# INSTRUCTION:
Leaving the pictures out, print the lines from the first line of the listing through the line containing "ax = fig.add_axes([0, 0, 1, 1])", exactly as they read, and no others.

# STORED DATA:
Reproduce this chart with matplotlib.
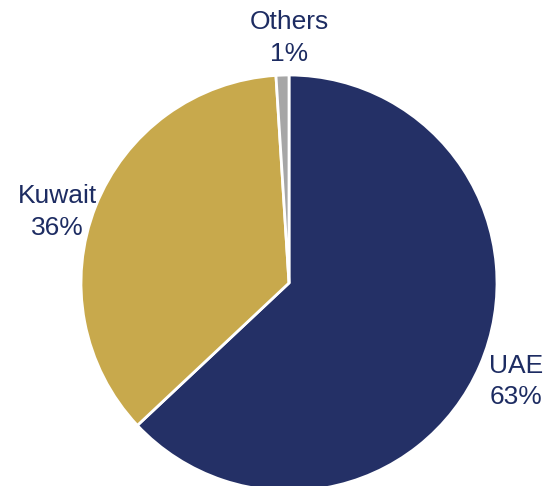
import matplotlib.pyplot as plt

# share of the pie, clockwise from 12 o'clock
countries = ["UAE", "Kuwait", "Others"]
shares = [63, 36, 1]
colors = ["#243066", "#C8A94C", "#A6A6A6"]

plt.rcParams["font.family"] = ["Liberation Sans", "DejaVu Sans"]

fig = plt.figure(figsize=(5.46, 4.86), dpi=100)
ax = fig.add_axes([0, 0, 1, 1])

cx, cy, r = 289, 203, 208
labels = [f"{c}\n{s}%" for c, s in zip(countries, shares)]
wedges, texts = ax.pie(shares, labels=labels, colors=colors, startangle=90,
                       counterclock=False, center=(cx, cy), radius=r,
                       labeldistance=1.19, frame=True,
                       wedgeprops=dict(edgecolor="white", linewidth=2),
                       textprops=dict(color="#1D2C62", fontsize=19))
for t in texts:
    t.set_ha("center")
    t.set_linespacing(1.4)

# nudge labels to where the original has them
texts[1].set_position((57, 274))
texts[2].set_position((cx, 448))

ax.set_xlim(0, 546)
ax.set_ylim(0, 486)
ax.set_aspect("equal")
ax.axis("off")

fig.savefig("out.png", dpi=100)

# RESPONSE FOR THIS EXERCISE:
Reproduce this chart with matplotlib.
import matplotlib.pyplot as plt

# share of the pie, clockwise from 12 o'clock
countries = ["UAE", "Kuwait", "Others"]
shares = [63, 36, 1]
colors = ["#243066", "#C8A94C", "#A6A6A6"]

plt.rcParams["font.family"] = ["Liberation Sans", "DejaVu Sans"]

fig = plt.figure(figsize=(5.46, 4.86), dpi=100)
ax = fig.add_axes([0, 0, 1, 1])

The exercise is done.